== SOURCE EXCERPT
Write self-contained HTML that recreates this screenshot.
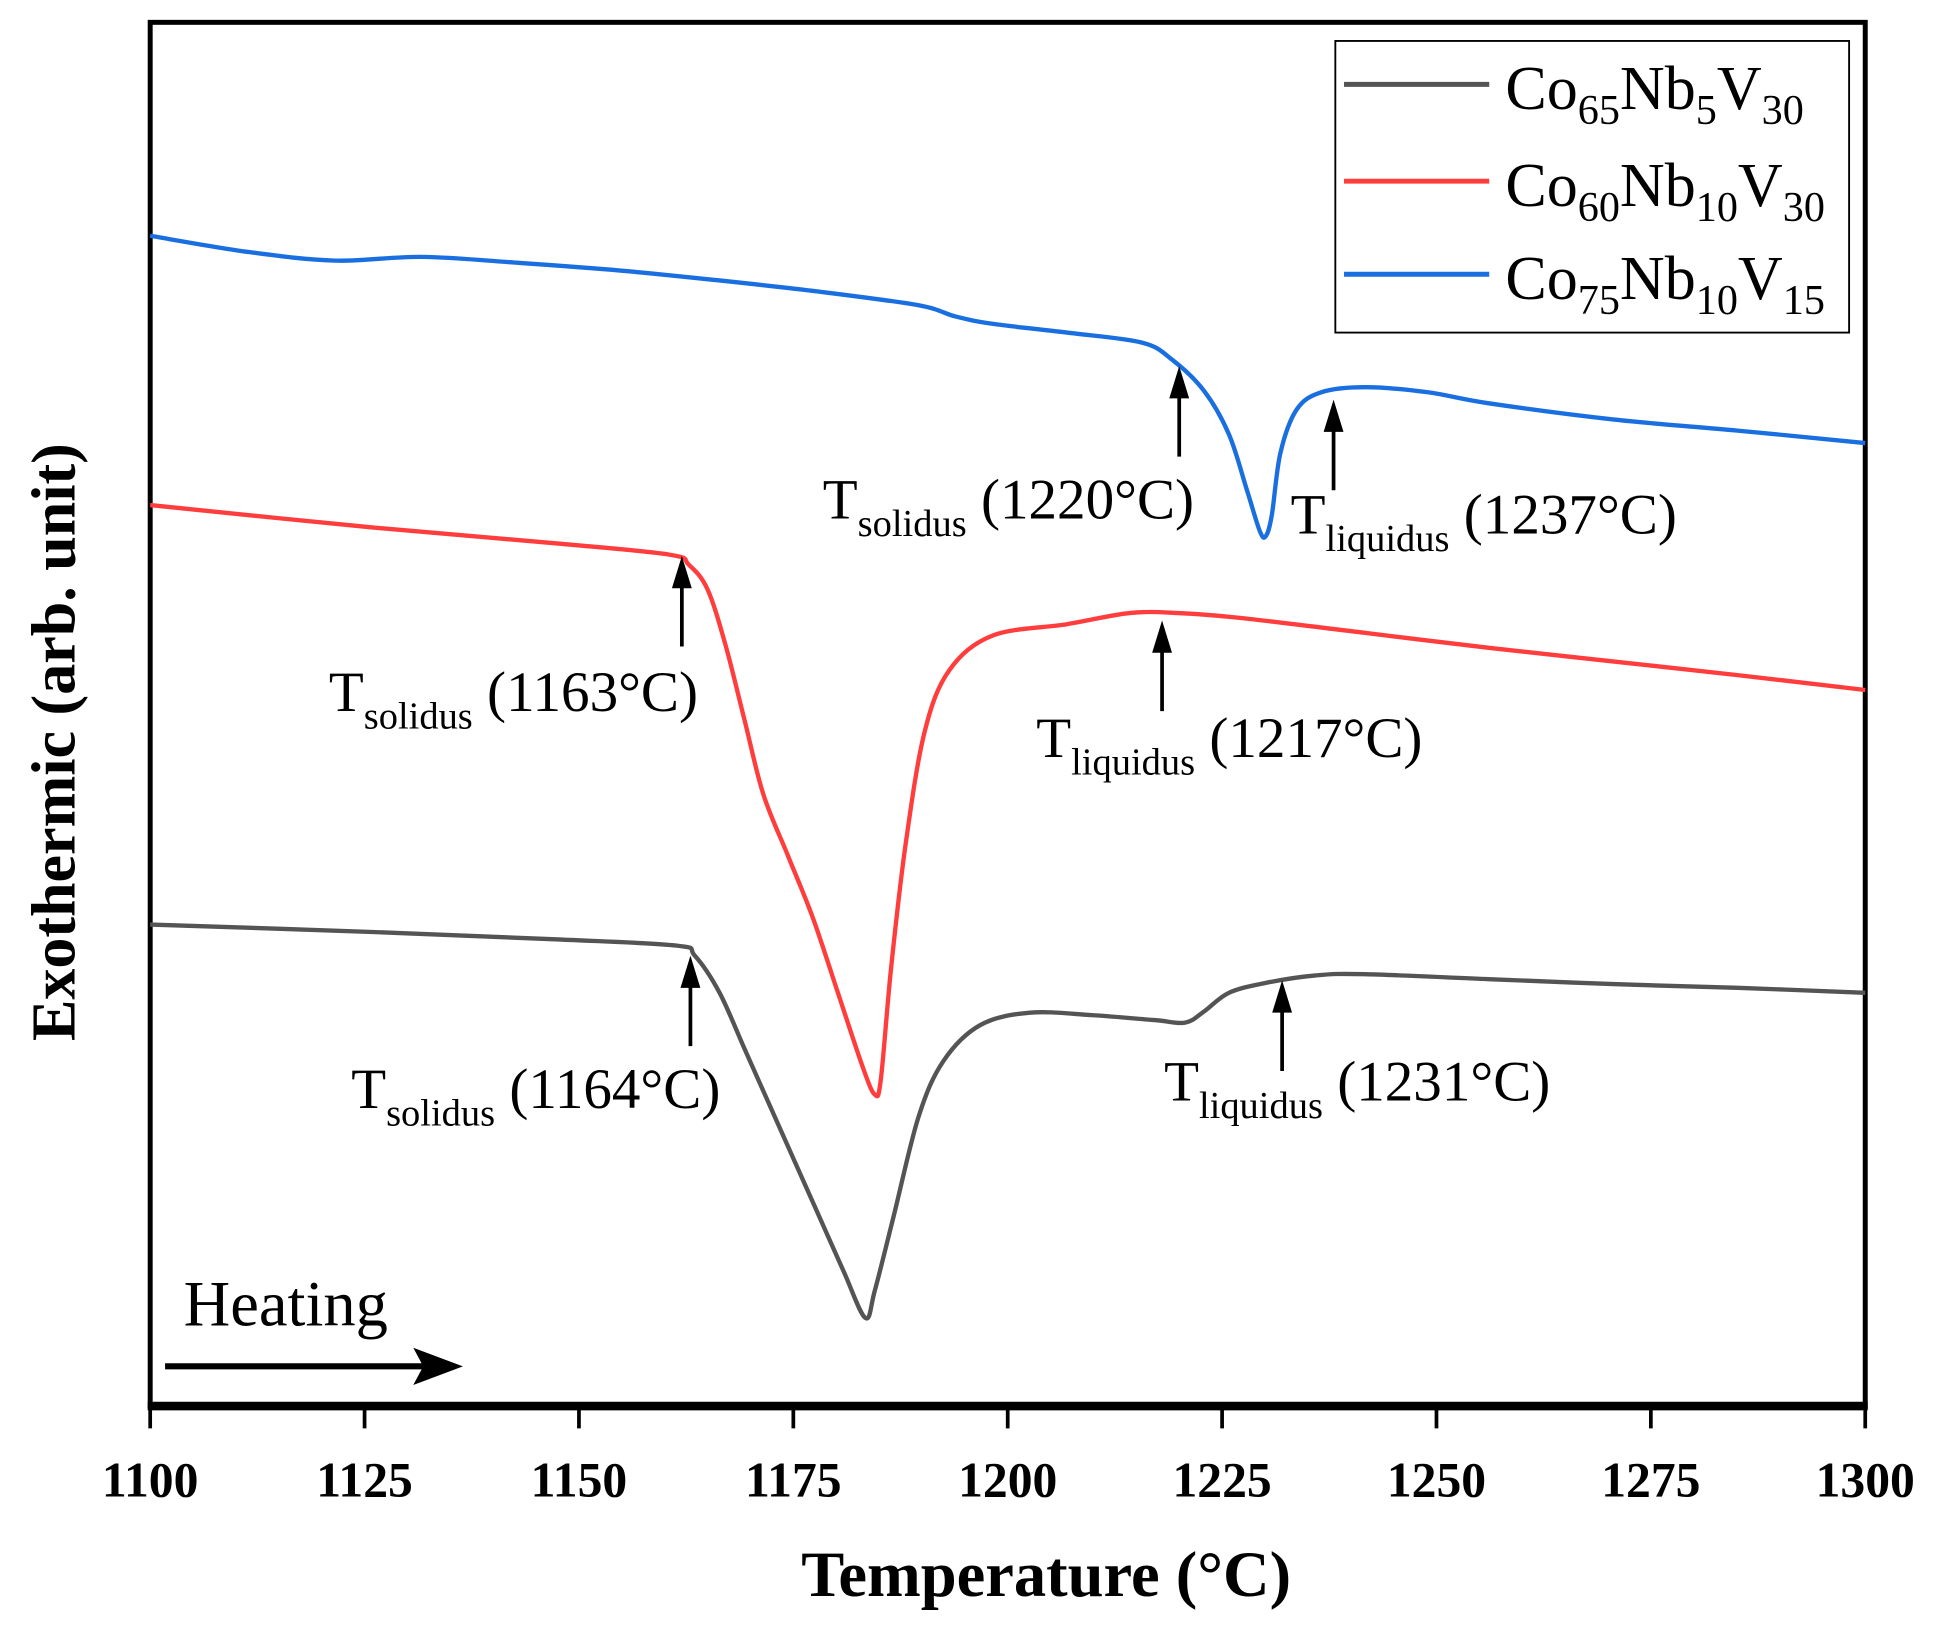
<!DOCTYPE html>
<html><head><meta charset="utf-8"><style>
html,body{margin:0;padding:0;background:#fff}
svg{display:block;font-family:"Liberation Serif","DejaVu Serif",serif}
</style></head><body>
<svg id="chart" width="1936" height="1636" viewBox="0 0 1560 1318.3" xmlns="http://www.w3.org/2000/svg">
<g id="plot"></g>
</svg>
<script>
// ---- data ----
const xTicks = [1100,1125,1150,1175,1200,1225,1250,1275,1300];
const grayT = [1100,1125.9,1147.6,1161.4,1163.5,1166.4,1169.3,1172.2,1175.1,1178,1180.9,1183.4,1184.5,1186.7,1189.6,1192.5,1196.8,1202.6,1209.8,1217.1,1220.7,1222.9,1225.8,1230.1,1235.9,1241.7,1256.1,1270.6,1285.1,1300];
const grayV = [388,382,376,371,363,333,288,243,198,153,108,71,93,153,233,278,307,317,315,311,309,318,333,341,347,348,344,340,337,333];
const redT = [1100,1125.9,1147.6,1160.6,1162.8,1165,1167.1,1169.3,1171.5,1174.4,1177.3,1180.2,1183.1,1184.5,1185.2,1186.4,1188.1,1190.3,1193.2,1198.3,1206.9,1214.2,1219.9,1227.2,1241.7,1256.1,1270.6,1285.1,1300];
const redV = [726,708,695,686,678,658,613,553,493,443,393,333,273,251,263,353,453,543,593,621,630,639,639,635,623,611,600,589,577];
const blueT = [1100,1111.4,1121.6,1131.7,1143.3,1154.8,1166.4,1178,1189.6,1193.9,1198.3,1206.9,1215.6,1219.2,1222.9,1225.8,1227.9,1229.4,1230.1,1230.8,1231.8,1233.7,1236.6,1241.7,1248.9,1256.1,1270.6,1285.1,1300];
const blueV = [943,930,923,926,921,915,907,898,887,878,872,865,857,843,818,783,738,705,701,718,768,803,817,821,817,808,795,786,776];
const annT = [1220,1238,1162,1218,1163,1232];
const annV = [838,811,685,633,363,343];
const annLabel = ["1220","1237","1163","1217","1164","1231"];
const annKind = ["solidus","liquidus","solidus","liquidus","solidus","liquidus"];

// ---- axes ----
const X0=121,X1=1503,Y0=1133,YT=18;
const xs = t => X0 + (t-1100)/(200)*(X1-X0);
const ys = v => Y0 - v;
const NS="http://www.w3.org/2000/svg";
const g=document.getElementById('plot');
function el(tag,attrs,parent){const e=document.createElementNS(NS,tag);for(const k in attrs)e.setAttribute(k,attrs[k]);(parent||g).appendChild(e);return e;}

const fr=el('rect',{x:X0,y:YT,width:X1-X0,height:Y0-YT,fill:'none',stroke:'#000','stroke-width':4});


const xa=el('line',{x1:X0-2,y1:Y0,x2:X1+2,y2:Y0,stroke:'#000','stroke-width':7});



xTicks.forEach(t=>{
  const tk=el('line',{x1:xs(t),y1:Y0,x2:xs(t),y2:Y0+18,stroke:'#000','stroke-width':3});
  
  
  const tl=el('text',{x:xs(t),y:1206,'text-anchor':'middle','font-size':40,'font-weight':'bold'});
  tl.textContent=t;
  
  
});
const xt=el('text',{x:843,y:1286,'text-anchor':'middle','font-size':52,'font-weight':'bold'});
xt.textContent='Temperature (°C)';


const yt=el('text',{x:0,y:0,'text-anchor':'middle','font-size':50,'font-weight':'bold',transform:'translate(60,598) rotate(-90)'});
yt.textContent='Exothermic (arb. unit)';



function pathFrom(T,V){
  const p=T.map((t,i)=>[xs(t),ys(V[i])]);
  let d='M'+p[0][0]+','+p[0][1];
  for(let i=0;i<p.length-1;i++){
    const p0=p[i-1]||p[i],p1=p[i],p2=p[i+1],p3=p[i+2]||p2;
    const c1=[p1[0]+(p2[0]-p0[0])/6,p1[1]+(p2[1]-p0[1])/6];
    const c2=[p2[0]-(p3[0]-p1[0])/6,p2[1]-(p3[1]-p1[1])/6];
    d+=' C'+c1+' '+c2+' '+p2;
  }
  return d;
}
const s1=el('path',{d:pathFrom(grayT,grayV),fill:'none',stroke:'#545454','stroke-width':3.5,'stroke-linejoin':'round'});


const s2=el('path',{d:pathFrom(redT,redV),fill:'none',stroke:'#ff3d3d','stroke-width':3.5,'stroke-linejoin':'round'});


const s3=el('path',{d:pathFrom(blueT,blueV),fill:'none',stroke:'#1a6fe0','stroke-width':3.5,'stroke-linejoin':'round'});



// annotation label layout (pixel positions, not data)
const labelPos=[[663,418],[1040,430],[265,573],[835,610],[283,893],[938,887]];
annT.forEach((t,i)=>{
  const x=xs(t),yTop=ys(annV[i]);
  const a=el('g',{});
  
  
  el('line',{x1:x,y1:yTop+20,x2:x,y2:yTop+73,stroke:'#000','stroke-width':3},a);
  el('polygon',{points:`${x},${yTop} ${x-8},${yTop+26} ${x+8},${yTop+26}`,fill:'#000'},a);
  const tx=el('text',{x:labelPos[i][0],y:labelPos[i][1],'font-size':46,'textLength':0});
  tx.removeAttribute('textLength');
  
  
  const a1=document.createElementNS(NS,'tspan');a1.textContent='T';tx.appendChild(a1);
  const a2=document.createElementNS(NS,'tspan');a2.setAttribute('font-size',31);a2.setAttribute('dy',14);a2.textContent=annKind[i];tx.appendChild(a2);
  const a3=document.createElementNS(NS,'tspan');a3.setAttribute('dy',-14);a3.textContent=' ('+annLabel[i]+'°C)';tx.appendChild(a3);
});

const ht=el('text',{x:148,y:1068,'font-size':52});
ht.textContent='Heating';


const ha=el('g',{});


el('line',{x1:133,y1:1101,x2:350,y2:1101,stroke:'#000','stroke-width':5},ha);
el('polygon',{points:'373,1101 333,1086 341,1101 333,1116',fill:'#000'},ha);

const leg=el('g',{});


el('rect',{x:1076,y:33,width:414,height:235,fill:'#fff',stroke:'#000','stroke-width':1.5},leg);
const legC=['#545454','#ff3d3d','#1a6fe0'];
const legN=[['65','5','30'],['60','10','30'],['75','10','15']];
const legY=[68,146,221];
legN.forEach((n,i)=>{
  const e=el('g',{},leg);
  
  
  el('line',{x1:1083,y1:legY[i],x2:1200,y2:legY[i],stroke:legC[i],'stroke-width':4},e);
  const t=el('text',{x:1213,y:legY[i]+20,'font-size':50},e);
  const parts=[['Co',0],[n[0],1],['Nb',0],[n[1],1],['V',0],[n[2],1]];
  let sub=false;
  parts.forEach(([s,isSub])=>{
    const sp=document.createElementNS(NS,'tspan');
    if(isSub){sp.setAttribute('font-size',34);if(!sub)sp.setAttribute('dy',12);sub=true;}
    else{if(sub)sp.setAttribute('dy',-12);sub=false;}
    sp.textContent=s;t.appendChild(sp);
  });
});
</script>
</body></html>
====
- [WORK TO COMPLETE]: Repeat the data exactly, dropping every picture it holds.

- [CORRECT ANSWER]:
Write self-contained HTML that recreates this screenshot.
<!DOCTYPE html>
<html><head><meta charset="utf-8"><style>
html,body{margin:0;padding:0;background:#fff}
svg{display:block;font-family:"Liberation Serif","DejaVu Serif",serif}
</style></head><body>
<svg id="chart" width="1936" height="1636" viewBox="0 0 1560 1318.3" xmlns="http://www.w3.org/2000/svg">
<g id="plot"></g>
</svg>
<script>
// ---- data ----
const xTicks = [1100,1125,1150,1175,1200,1225,1250,1275,1300];
const grayT = [1100,1125.9,1147.6,1161.4,1163.5,1166.4,1169.3,1172.2,1175.1,1178,1180.9,1183.4,1184.5,1186.7,1189.6,1192.5,1196.8,1202.6,1209.8,1217.1,1220.7,1222.9,1225.8,1230.1,1235.9,1241.7,1256.1,1270.6,1285.1,1300];
const grayV = [388,382,376,371,363,333,288,243,198,153,108,71,93,153,233,278,307,317,315,311,309,318,333,341,347,348,344,340,337,333];
const redT = [1100,1125.9,1147.6,1160.6,1162.8,1165,1167.1,1169.3,1171.5,1174.4,1177.3,1180.2,1183.1,1184.5,1185.2,1186.4,1188.1,1190.3,1193.2,1198.3,1206.9,1214.2,1219.9,1227.2,1241.7,1256.1,1270.6,1285.1,1300];
const redV = [726,708,695,686,678,658,613,553,493,443,393,333,273,251,263,353,453,543,593,621,630,639,639,635,623,611,600,589,577];
const blueT = [1100,1111.4,1121.6,1131.7,1143.3,1154.8,1166.4,1178,1189.6,1193.9,1198.3,1206.9,1215.6,1219.2,1222.9,1225.8,1227.9,1229.4,1230.1,1230.8,1231.8,1233.7,1236.6,1241.7,1248.9,1256.1,1270.6,1285.1,1300];
const blueV = [943,930,923,926,921,915,907,898,887,878,872,865,857,843,818,783,738,705,701,718,768,803,817,821,817,808,795,786,776];
const annT = [1220,1238,1162,1218,1163,1232];
const annV = [838,811,685,633,363,343];
const annLabel = ["1220","1237","1163","1217","1164","1231"];
const annKind = ["solidus","liquidus","solidus","liquidus","solidus","liquidus"];

// ---- axes ----
const X0=121,X1=1503,Y0=1133,YT=18;
const xs = t => X0 + (t-1100)/(200)*(X1-X0);
const ys = v => Y0 - v;
const NS="http://www.w3.org/2000/svg";
const g=document.getElementById('plot');
function el(tag,attrs,parent){const e=document.createElementNS(NS,tag);for(const k in attrs)e.setAttribute(k,attrs[k]);(parent||g).appendChild(e);return e;}

const fr=el('rect',{x:X0,y:YT,width:X1-X0,height:Y0-YT,fill:'none',stroke:'#000','stroke-width':4});


const xa=el('line',{x1:X0-2,y1:Y0,x2:X1+2,y2:Y0,stroke:'#000','stroke-width':7});



xTicks.forEach(t=>{
  const tk=el('line',{x1:xs(t),y1:Y0,x2:xs(t),y2:Y0+18,stroke:'#000','stroke-width':3});
  
  
  const tl=el('text',{x:xs(t),y:1206,'text-anchor':'middle','font-size':40,'font-weight':'bold'});
  tl.textContent=t;
  
  
});
const xt=el('text',{x:843,y:1286,'text-anchor':'middle','font-size':52,'font-weight':'bold'});
xt.textContent='Temperature (°C)';


const yt=el('text',{x:0,y:0,'text-anchor':'middle','font-size':50,'font-weight':'bold',transform:'translate(60,598) rotate(-90)'});
yt.textContent='Exothermic (arb. unit)';



function pathFrom(T,V){
  const p=T.map((t,i)=>[xs(t),ys(V[i])]);
  let d='M'+p[0][0]+','+p[0][1];
  for(let i=0;i<p.length-1;i++){
    const p0=p[i-1]||p[i],p1=p[i],p2=p[i+1],p3=p[i+2]||p2;
    const c1=[p1[0]+(p2[0]-p0[0])/6,p1[1]+(p2[1]-p0[1])/6];
    const c2=[p2[0]-(p3[0]-p1[0])/6,p2[1]-(p3[1]-p1[1])/6];
    d+=' C'+c1+' '+c2+' '+p2;
  }
  return d;
}
const s1=el('path',{d:pathFrom(grayT,grayV),fill:'none',stroke:'#545454','stroke-width':3.5,'stroke-linejoin':'round'});


const s2=el('path',{d:pathFrom(redT,redV),fill:'none',stroke:'#ff3d3d','stroke-width':3.5,'stroke-linejoin':'round'});


const s3=el('path',{d:pathFrom(blueT,blueV),fill:'none',stroke:'#1a6fe0','stroke-width':3.5,'stroke-linejoin':'round'});



// annotation label layout (pixel positions, not data)
const labelPos=[[663,418],[1040,430],[265,573],[835,610],[283,893],[938,887]];
annT.forEach((t,i)=>{
  const x=xs(t),yTop=ys(annV[i]);
  const a=el('g',{});
  
  
  el('line',{x1:x,y1:yTop+20,x2:x,y2:yTop+73,stroke:'#000','stroke-width':3},a);
  el('polygon',{points:`${x},${yTop} ${x-8},${yTop+26} ${x+8},${yTop+26}`,fill:'#000'},a);
  const tx=el('text',{x:labelPos[i][0],y:labelPos[i][1],'font-size':46,'textLength':0});
  tx.removeAttribute('textLength');
  
  
  const a1=document.createElementNS(NS,'tspan');a1.textContent='T';tx.appendChild(a1);
  const a2=document.createElementNS(NS,'tspan');a2.setAttribute('font-size',31);a2.setAttribute('dy',14);a2.textContent=annKind[i];tx.appendChild(a2);
  const a3=document.createElementNS(NS,'tspan');a3.setAttribute('dy',-14);a3.textContent=' ('+annLabel[i]+'°C)';tx.appendChild(a3);
});

const ht=el('text',{x:148,y:1068,'font-size':52});
ht.textContent='Heating';


const ha=el('g',{});


el('line',{x1:133,y1:1101,x2:350,y2:1101,stroke:'#000','stroke-width':5},ha);
el('polygon',{points:'373,1101 333,1086 341,1101 333,1116',fill:'#000'},ha);

const leg=el('g',{});


el('rect',{x:1076,y:33,width:414,height:235,fill:'#fff',stroke:'#000','stroke-width':1.5},leg);
const legC=['#545454','#ff3d3d','#1a6fe0'];
const legN=[['65','5','30'],['60','10','30'],['75','10','15']];
const legY=[68,146,221];
legN.forEach((n,i)=>{
  const e=el('g',{},leg);
  
  
  el('line',{x1:1083,y1:legY[i],x2:1200,y2:legY[i],stroke:legC[i],'stroke-width':4},e);
  const t=el('text',{x:1213,y:legY[i]+20,'font-size':50},e);
  const parts=[['Co',0],[n[0],1],['Nb',0],[n[1],1],['V',0],[n[2],1]];
  let sub=false;
  parts.forEach(([s,isSub])=>{
    const sp=document.createElementNS(NS,'tspan');
    if(isSub){sp.setAttribute('font-size',34);if(!sub)sp.setAttribute('dy',12);sub=true;}
    else{if(sub)sp.setAttribute('dy',-12);sub=false;}
    sp.textContent=s;t.appendChild(sp);
  });
});
</script>
</body></html>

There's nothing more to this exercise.